Sosandar powers ahead although investment means losses widen
today Jul 11, 2018
Contemporary online women's fashion brand Sosandar has reported a massive revenue surge in the year ending March 31 with a 387% increase, although the early-stage company is likely to turn in a number of such surges as it builds its business from a very small starting point.
In the latest year its revenue rose from £280,000 to reach £1.35 million and like-for-like sales in the six months up to March soared 268%.
Meanwhile gross profit also powered ahead fast, although again, the triple-digit rise was largely due to the fact that profit had been very low in the previous year. This time, gross profit was £660,000, up from £100,000 a year ago.
While the company’s start-up status is responsible for those massive percentages, it's undeniable that Sosandar is making impressive progress and importantly, its gross margin improved 11.6 percentage points to 49.4% from 37.8%.

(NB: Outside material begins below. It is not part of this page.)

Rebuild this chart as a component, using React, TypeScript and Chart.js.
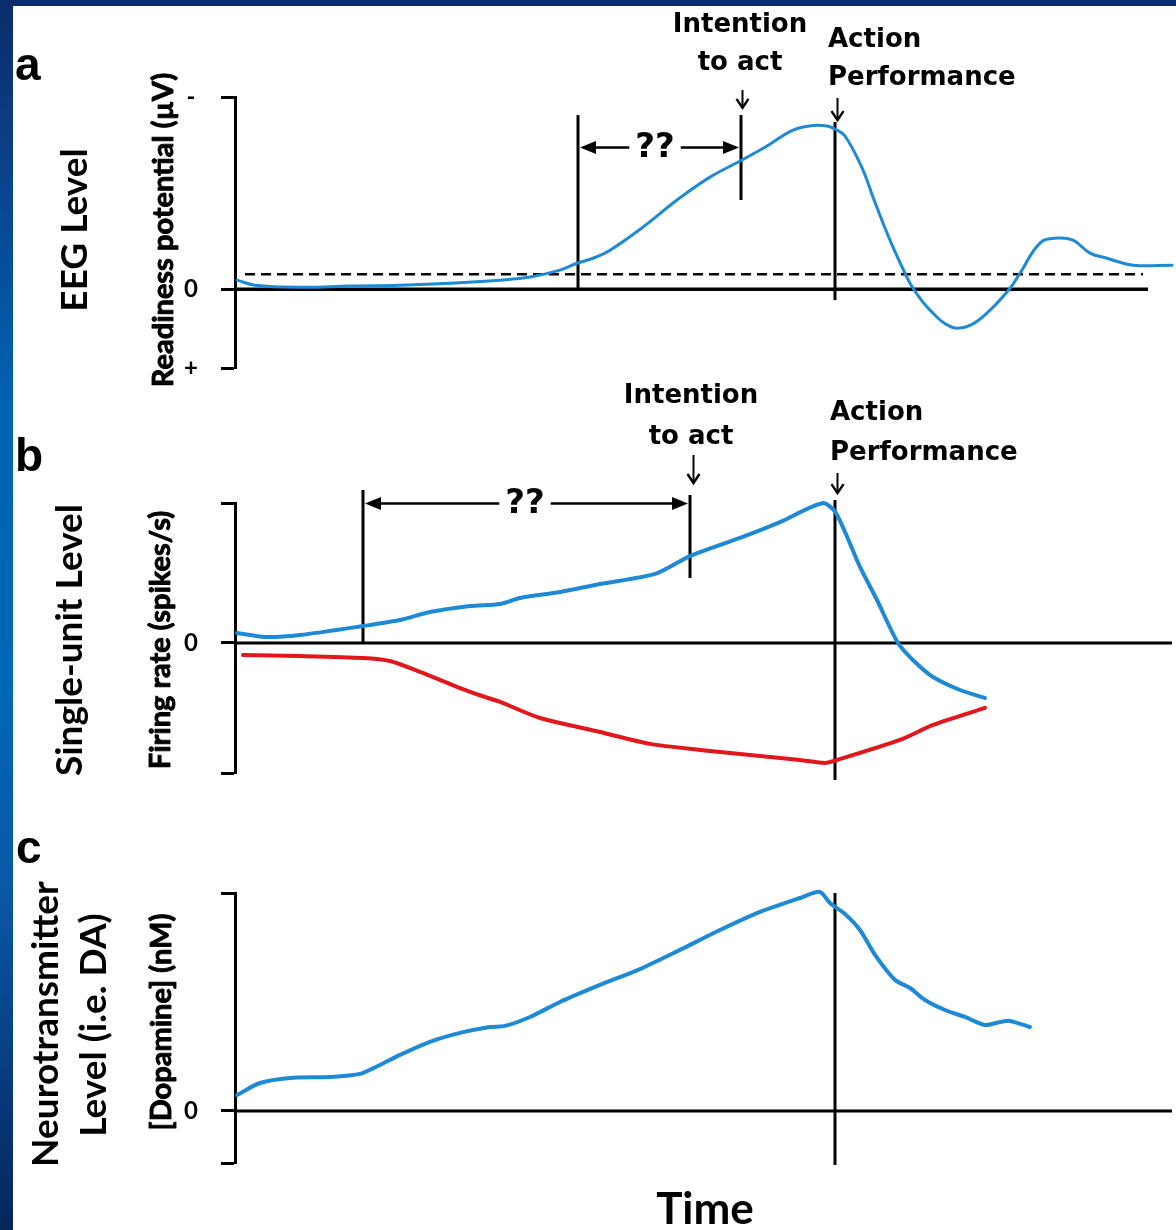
import React, { useEffect, useRef } from "react";
import { Chart, registerables } from "chart.js";

Chart.register(...registerables);

// ---------------- shared time axis (arbitrary units) ----------------
const timeMin = 0;
const timeMax = 94;

// ---------------- panel a : EEG readiness potential ----------------
const eegTime = [0.2, 2, 6.5, 11.5, 16.5, 21.5, 26.5, 29.5, 32.5, 34.2, 35.8, 37.5, 40.8, 44.2, 47.5, 50.7, 53.2, 55.8, 57.8, 59.2, 60, 61, 62.8, 63.8, 65.5, 67, 67.8, 69.5, 71.7, 73.5, 75.5, 77.5, 78.5, 80.5, 82.2, 83.8, 85.5, 87.2, 89.8, 93.7];
const eegPotential = [0.47, 0.21, 0.1, 0.16, 0.21, 0.31, 0.47, 0.63, 0.99, 1.35, 1.61, 2.03, 3.23, 4.64, 5.83, 6.72, 7.45, 8.28, 8.52, 8.49, 8.33, 7.97, 6.2, 4.79, 2.55, 0.83, 0.05, -1.09, -1.98, -1.88, -1.09, 0.05, 0.83, 2.4, 2.66, 2.55, 1.88, 1.61, 1.25, 1.25];
const eegReferenceLevel = 0.78;
const eegReferenceSpan = [1, 90.8];
const eegZeroSpan = [0, 91.3];
const eegEventTime = [34.3, 50.6, 60]; // onset, intention, action
const eegEventLow = [0, 4.64, -0.57];
const eegEventHigh = [9.06, 9.06, 8.7];
const eegRange = [-4.1, 10];
const eegTickValues = [-4.1, 0, 10];
const eegTickLabels = ["+", "0", "-"];

// ---------------- panel b : single-unit firing rate ----------------
const unitUpTime = [0.2, 3, 6.5, 12.8, 16.5, 19.5, 23.5, 26.5, 28.5, 32.5, 36.5, 42, 45.5, 50.5, 54.5, 58.8, 60.1, 62.5, 64.2, 66.3, 68, 69.8, 72.5, 75];
const unitUpRate = [0.71, 0.43, 0.57, 1.21, 1.64, 2.21, 2.64, 2.79, 3.21, 3.64, 4.21, 4.93, 6.21, 7.5, 8.64, 10, 9.29, 5.43, 3.07, 0, -1.36, -2.43, -3.36, -3.93];
const unitDownTime = [0.8, 6.5, 12.8, 15.5, 18.5, 23.5, 26.5, 30.5, 36.5, 41.5, 46.5, 52.5, 56.5, 59, 60.2, 66.5, 69.8, 75];
const unitDownRate = [-0.86, -0.93, -1.07, -1.29, -2.07, -3.5, -4.21, -5.36, -6.36, -7.21, -7.64, -8.07, -8.36, -8.57, -8.36, -6.93, -5.86, -4.64];
const unitZeroSpan = [0, 93.7];
const unitEventTime = [12.8, 45.5, 60];
const unitEventLow = [0, 4.64, -9.79];
const unitEventHigh = [10.93, 10.57, 10.21];
const unitRange = [-9.29, 10];
const unitTickValues = [-9.29, 0, 10];
const unitTickLabels = ["", "0", ""];

// ---------------- panel c : dopamine ----------------
const daTime = [0.2, 2.5, 5.5, 9.5, 12.5, 14.5, 16.5, 19.5, 22.5, 25.5, 27, 29.5, 32.5, 36.5, 40.5, 44.5, 48.5, 52.5, 56.5, 58.5, 59.5, 61, 62.5, 64, 66, 67.5, 69, 71, 73, 75, 76.5, 77.5, 79.5];
const daLevel = [0.73, 1.28, 1.51, 1.56, 1.7, 2.11, 2.57, 3.17, 3.58, 3.85, 3.9, 4.31, 5.0, 5.78, 6.51, 7.39, 8.3, 9.13, 9.77, 10.05, 9.54, 9.04, 8.3, 7.16, 6.01, 5.64, 5.09, 4.63, 4.31, 3.94, 4.08, 4.13, 3.85];
const daZeroSpan = [0, 93.7];
const daEventTime = [60];
const daEventLow = [-2.48];
const daEventHigh = [10];
const daRange = [-2.39, 10];
const daTickValues = [-2.39, 0, 10];
const daTickLabels = ["", "0", ""];

// ---------------- styles ----------------
const BLUE = "#1e8ad6";
const RED = "#e2171c";
const INK = "#000000";
const W = 1176;
const H = 1230;
const AXIS_X = 235;

type Pt = { x: number; y: number };
const pts = (xs: number[], ys: number[]): Pt[] => xs.map((x, i) => ({ x, y: ys[i] }));

const curve = (data: Pt[], color: string, width: number, tension: number) => ({
  data,
  borderColor: color,
  borderWidth: width,
  pointRadius: 0,
  fill: false,
  clip: false as any,
  borderCapStyle: "round",
  borderJoinStyle: "round",
  tension,
});

const rule = (data: Pt[], width: number, dash: number[] = []) => ({
  data,
  borderColor: INK,
  borderWidth: width,
  borderDash: dash,
  pointRadius: 0,
  tension: 0,
  fill: false,
  clip: false as any,
  borderCapStyle: "butt",
});

const eventRules = (t: number[], lo: number[], hi: number[]) =>
  t.map((x, i) => rule([{ x, y: lo[i] }, { x, y: hi[i] }], 3));

type TextSpec = { lines: string[]; x: number; baselines: number[]; align: CanvasTextAlign };
type DownArrow = { x: number; from: number; to: number };
type Interval = { from: number; to: number; level: number; label: string; labelAt: number };
type AxisTitle = { text: string; baselineX: number; centerY: number; size: number; thicken?: number };
type Overlay = {
  letter: { text: string; x: number; y: number };
  titles: AxisTitle[];
  texts: TextSpec[];
  arrows: DownArrow[];
  interval?: Interval;
};

function overlayPlugin(spec: Overlay) {
  return {
    id: "overlay",
    afterDraw(chart: any) {
      const { ctx } = chart;
      const xs = chart.scales.x;
      const ys = chart.scales.y;
      const px = (v: number) => xs.getPixelForValue(v);
      const py = (v: number) => ys.getPixelForValue(v);
      ctx.save();
      ctx.fillStyle = INK;
      ctx.strokeStyle = INK;

      // panel letter
      ctx.font = 'bold 46px "Liberation Sans", Arial, sans-serif';
      ctx.textAlign = "left";
      ctx.textBaseline = "alphabetic";
      ctx.fillText(spec.letter.text, spec.letter.x, spec.letter.y);

      // rotated axis titles
      for (const t of spec.titles) {
        ctx.save();
        ctx.translate(t.baselineX, t.centerY);
        ctx.rotate(-Math.PI / 2);
        ctx.font = `bold ${t.size}px Lato, "Open Sans", sans-serif`;
        ctx.textAlign = "center";
        ctx.textBaseline = "alphabetic";
        ctx.fillText(t.text, 0, 0);
        if (t.thicken) {
          ctx.lineWidth = t.thicken;
          ctx.lineJoin = "round";
          ctx.strokeText(t.text, 0, 0);
        }
        ctx.restore();
      }

      // event labels
      ctx.font = 'bold 26px "DejaVu Sans", sans-serif';
      ctx.textBaseline = "alphabetic";
      for (const t of spec.texts) {
        ctx.textAlign = t.align;
        t.lines.forEach((line, i) => ctx.fillText(line, px(t.x), py(t.baselines[i])));
      }

      // small down arrows
      for (const a of spec.arrows) {
        const x = Math.round(px(a.x)) + 0.5;
        const y1 = py(a.from);
        const y2 = py(a.to);
        ctx.lineWidth = 2;
        ctx.beginPath();
        ctx.moveTo(x, y1);
        ctx.lineTo(x, y2 - 2);
        ctx.stroke();
        ctx.lineWidth = 2.4;
        ctx.lineJoin = "miter";
        ctx.beginPath();
        ctx.moveTo(x - 6, y2 - 9);
        ctx.lineTo(x, y2);
        ctx.lineTo(x + 6, y2 - 9);
        ctx.stroke();
      }

      // double-headed interval arrow with "??"
      if (spec.interval) {
        const iv = spec.interval;
        const x1 = px(iv.from) + 2;
        const x2 = px(iv.to) - 2;
        const yy = Math.round(py(iv.level)) + 0.5;
        const xm = px(iv.labelAt);
        ctx.font = 'bold 34px "DejaVu Sans", sans-serif';
        const w = ctx.measureText(iv.label).width;
        const gap = 6;
        ctx.lineWidth = 2.5;
        ctx.beginPath();
        ctx.moveTo(x1 + 10, yy);
        ctx.lineTo(xm - w / 2 - gap, yy);
        ctx.moveTo(xm + w / 2 + gap, yy);
        ctx.lineTo(x2 - 10, yy);
        ctx.stroke();
        const head = (tip: number, dir: number) => {
          ctx.beginPath();
          ctx.moveTo(tip, yy);
          ctx.lineTo(tip - dir * 16, yy - 6.5);
          ctx.lineTo(tip - dir * 16, yy + 6.5);
          ctx.closePath();
          ctx.fill();
        };
        head(x1, -1);
        head(x2, 1);
        ctx.textAlign = "center";
        ctx.textBaseline = "middle";
        ctx.fillText(iv.label, xm, yy + 1);
      }
      ctx.restore();
    },
  };
}

type PanelDef = {
  datasets: any[];
  top: number;
  bottom: number;
  range: number[];
  tickValues: number[];
  tickLabels: string[];
  showTime: boolean;
  overlay: Overlay;
};

function makeConfig(p: PanelDef): any {
  const xScale: any = {
    type: "linear",
    min: timeMin,
    max: timeMax,
    display: p.showTime,
  };
  if (p.showTime) {
    Object.assign(xScale, {
      ticks: { display: false },
      grid: { display: false },
      border: { display: false },
      title: {
        display: true,
        text: "Time",
        color: INK,
        padding: 0,
        font: { family: "Lato, 'Open Sans', sans-serif", size: 44, weight: "bold", lineHeight: 0.9 },
      },
      afterFit: (s: any) => {
        s.height = H - p.bottom;
      },
    });
  }
  return {
    type: "line",
    data: { datasets: p.datasets },
    options: {
      responsive: false,
      maintainAspectRatio: false,
      animation: false,
      events: [],
      layout: { padding: { top: p.top, bottom: p.showTime ? 0 : H - p.bottom, left: 0, right: 1 } },
      plugins: { legend: { display: false }, tooltip: { enabled: false }, title: { display: false } },
      scales: {
        x: xScale,
        y: {
          type: "linear",
          min: p.range[0],
          max: p.range[1],
          afterFit: (s: any) => {
            s.width = AXIS_X;
          },
          afterBuildTicks: (s: any) => {
            s.ticks = p.tickValues.map((v) => ({ value: v }));
          },
          ticks: {
            autoSkip: false,
            crossAlign: "center",
            padding: 23,
            color: INK,
            font: { family: "Lato, 'Open Sans', sans-serif", size: 24, weight: "bold" },
            callback: (_v: any, i: number) => p.tickLabels[i],
          },
          grid: {
            drawOnChartArea: false,
            drawTicks: true,
            tickLength: 14,
            tickColor: INK,
            tickWidth: 3,
          },
          border: { display: true, color: INK, width: 3 },
        },
      },
    },
    plugins: [overlayPlugin(p.overlay)],
  };
}

const panels: PanelDef[] = [
  {
    top: 97,
    bottom: 368,
    range: eegRange,
    tickValues: eegTickValues,
    tickLabels: eegTickLabels,
    showTime: false,
    datasets: [
      curve(pts(eegTime, eegPotential), BLUE, 3, 0.4),
      rule(pts(eegZeroSpan, [0, 0]), 3.5),
      rule(pts(eegReferenceSpan, [eegReferenceLevel, eegReferenceLevel]), 2.5, [10, 6]),
      ...eventRules(eegEventTime, eegEventLow, eegEventHigh),
    ],
    overlay: {
      letter: { text: "a", x: 15, y: 80 },
      titles: [
        { text: "EEG Level", baselineX: 87, centerY: 230, size: 37 },
        { text: "Readiness potential (\u00b5V)", baselineX: 173, centerY: 230, size: 29, thicken: 0.9 },
      ],
      texts: [
        { lines: ["Intention", "to act"], x: 50.5, baselines: [13.39, 11.41], align: "center" },
        { lines: ["Action", "Performance"], x: 59.3, baselines: [12.6, 10.63], align: "left" },
      ],
      arrows: [
        { x: 50.7, from: 10.36, to: 9.43 },
        { x: 60.2, from: 9.95, to: 8.8 },
      ],
      interval: { from: 34.3, to: 50.6, level: 7.4, label: "??", labelAt: 42 },
    },
  },
  {
    top: 503,
    bottom: 773,
    range: unitRange,
    tickValues: unitTickValues,
    tickLabels: unitTickLabels,
    showTime: false,
    datasets: [
      curve(pts(unitUpTime, unitUpRate), BLUE, 4, 0.25),
      curve(pts(unitDownTime, unitDownRate), RED, 4, 0.25),
      rule(pts(unitZeroSpan, [0, 0]), 3),
      ...eventRules(unitEventTime, unitEventLow, unitEventHigh),
    ],
    overlay: {
      letter: { text: "b", x: 15, y: 471 },
      titles: [
        { text: "Single-unit Level", baselineX: 82, centerY: 640, size: 37 },
        { text: "Firing rate (spikes/s)", baselineX: 170, centerY: 640, size: 29, thicken: 0.9 },
      ],
      texts: [
        { lines: ["Intention", "to act"], x: 45.6, baselines: [17.14, 14.21], align: "center" },
        { lines: ["Action", "Performance"], x: 59.5, baselines: [15.93, 13.07], align: "left" },
      ],
      arrows: [
        { x: 45.8, from: 13.43, to: 11.43 },
        { x: 60.2, from: 12.14, to: 10.71 },
      ],
      interval: { from: 12.8, to: 45.5, level: 10, label: "??", labelAt: 29 },
    },
  },
  {
    top: 893,
    bottom: 1163,
    range: daRange,
    tickValues: daTickValues,
    tickLabels: daTickLabels,
    showTime: true,
    datasets: [
      curve(pts(daTime, daLevel), BLUE, 4, 0.25),
      rule(pts(daZeroSpan, [0, 0]), 3),
      ...eventRules(daEventTime, daEventLow, daEventHigh),
    ],
    overlay: {
      letter: { text: "c", x: 16, y: 863 },
      titles: [
        { text: "Neurotransmitter", baselineX: 58, centerY: 1024, size: 37 },
        { text: "Level (i.e. DA)", baselineX: 106, centerY: 1025, size: 37 },
        { text: "[Dopamine] (nM)", baselineX: 171, centerY: 1022, size: 29, thicken: 0.9 },
      ],
      texts: [],
      arrows: [],
    },
  },
];

function PanelCanvas({ def }: { def: PanelDef }) {
  const ref = useRef<HTMLCanvasElement>(null);
  useEffect(() => {
    if (!ref.current) return;
    const chart = new Chart(ref.current, makeConfig(def));
    return () => chart.destroy();
  }, [def]);
  return (
    <canvas
      ref={ref}
      width={W}
      height={H}
      style={{ position: "absolute", left: 0, top: 0, width: W, height: H }}
    />
  );
}

export default function App() {
  return (
    <div
      style={{
        position: "absolute",
        left: 0,
        top: 0,
        width: W,
        height: H,
        overflow: "hidden",
        background:
          "linear-gradient(to bottom, #0b2d6a 0%, #0a4590 16%, #0063b2 33%, #0068b8 55%, #0a58a6 72%, #073b7e 88%, #052559 100%)",
      }}
    >
      <div style={{ position: "absolute", left: 13, top: 6, right: 0, bottom: 0, background: "#ffffff" }} />
      {panels.map((p, i) => (
        <PanelCanvas key={i} def={p} />
      ))}
    </div>
  );
}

But it wasn't 100% good news as it saw pre-tax losses of £6.06 million, which included £2.9 million of one off costs and accounting adjustments linked to its recent reverse takeover and AIM listing. It made an underlying EBITDA loss of £3.16 million compared to a £1.82 million loss a year before, “reflecting the increased investment in customer acquisition, product imagery and people to deliver growth.”
Back with the good news, the company, which had a year-end cash balance of £4.6 million, increased its product range by over seven times during the year and saw order growth of 353% to 31,732 orders. Its customer database also grew by 695% to 54,196 and it grew its Facebook and Instagram followings over 2.5 times and nine times respectively. And its conversion rate increased by 87bps to 2.16%.
Importantly too, its average order value rose 8% over the year, sitting at just over £94 by March 31 compared to just over £87 a year earlier.
Co-CEOs Ali Hall and Julie Lavington said in the company's results release: “We are very pleased to be reporting on a year of very strong financial and operational progress. Our increased scale, partially facilitated by our listing on AIM in November 2017, has supported us in making a greater variety of products, more frequently, and in buying significantly higher levels of stock.
“A key focus for the team has been building awareness of the brand and customer acquisition, and we are proud to report that through implementing a strategic campaign across a multitude of channels we have been able to substantially grow our customer database. Our 'test and repeat' model has delivered well. We've also seen a growing conversion rate and average order value.”
They also said that the momentum reported in March has continued into the new financial year, surpassing the March performance. In the quarter to June 18, revenue was up 73% vs the quarter to March 18. “This has been achieved while also driving cost efficiencies, especially with respect to acquiring new customers,” the company said. In fact, the cost of acquiring new customers is down 14% in the same period, while the number of new customers acquired has actually increased by 97%.
The strategy now is to continue to broaden the product range, to “buy deeper and engage in a more diversified marketing strategy.” Sosandar also remains “focused on data-driven efficiencies and digital investment to improve our customers' journeys” and believes the results to-date “demonstrate the considerable potential and opportunity in this under-served market.”